La propreté physique conduit à la pureté morale.
Le
Talmud
… j'entendis Licentius qui chantait
joyeusement et bruyamment ce verset des psaumes : "Dieu des vertus,
convertis-nous et montre-nous ta face et nous serons sauvés". La veille
déjà, après le dîner, étant sorti pour satisfaire un besoin de la nature, il
avait chanté ce verset […]
Saint Augustin,
De l'Ordre, livre I, section III, VIII, 22-23, in Dialogues philosophiques, (Texte en Annexe)
Inter feces et urinam nascimur (Nous
sommes nés entre les fèces et l’urine (1))
Attribué
à Saint Augustin
Aujourd’hui, c’est dimanche : c’est
le jour de votre bain hebdomadaire. Ne l’oubliez surtout pas ! Car La propreté physique conduit à la pureté
morale : cet adage est quasiment universel, en tout cas beaucoup de
religions le promulguent. C’est ainsi que les musulmans (et sans doute bien
d’autres) pratiquent des ablutions chaque fois qu’ils ont satisfait un besoin de la nature.
Or, voici que Saint Augustin nous parle
d’un homme qui chante un Psaume aux cabinets (voir annexe). On le lui
reproche : ce n’est pas un lieu pour s’adresser à Dieu.
- J’imagine que beaucoup d’entre vous,
mes chers lecteurs, pensent aussi qu’il s’agit d’un épouvantable
blasphème : ̶ Comment peut-on interpeler Dieu alors qu’on
est en train de déféquer ? Voilà une provocation vraiment ignoble !
Seulement, c’est à Saint Augustin qu’on
s’adresse ici. Et Augustin est sérieux quand il parle de ces choses.

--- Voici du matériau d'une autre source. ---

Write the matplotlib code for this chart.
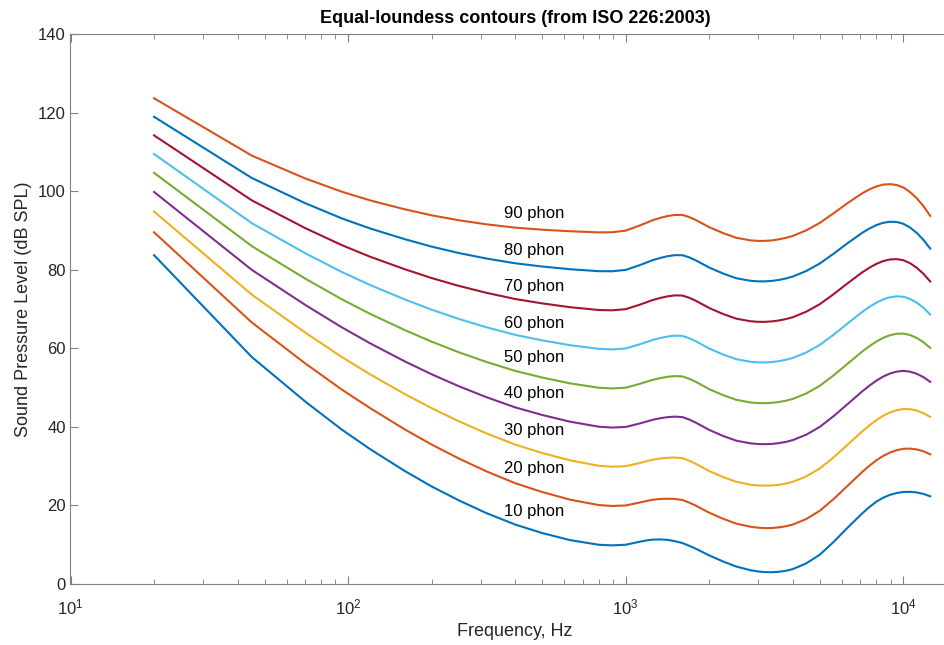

Que nous
dit-il ? C’est au milieu de nos ordures que nous implorons Dieu ?
Quoi de plus inévitable ?
« Car
d'où demandons-nous à Dieu de nous tirer pour nous tourner vers lui et nous
montrer son visage, sinon de l'ordure et des immondices corporelles et aussi
des ténèbres dont l'erreur nous enveloppe ? » écrit Augustin dans le
texte cité (§23).
Notre
corps est immonde, ainsi qu’en témoigne notre naissance (2)
Comment sortir de cette inévitable souillure sans l’aide de Dieu ? Et ne
devons-nous pas le remercier de se tourner vers nous alors même que nous
produisons ces immondices qui nous constituent ?
L’idée est donc la suivante :
puisque nous ne pouvons pas, même par des pratiques d’hygiène rigoureuses,
atteindre la propreté qui pourrait être assimilée à de la pureté, alors
demandons à Dieu de nous aimer quand même.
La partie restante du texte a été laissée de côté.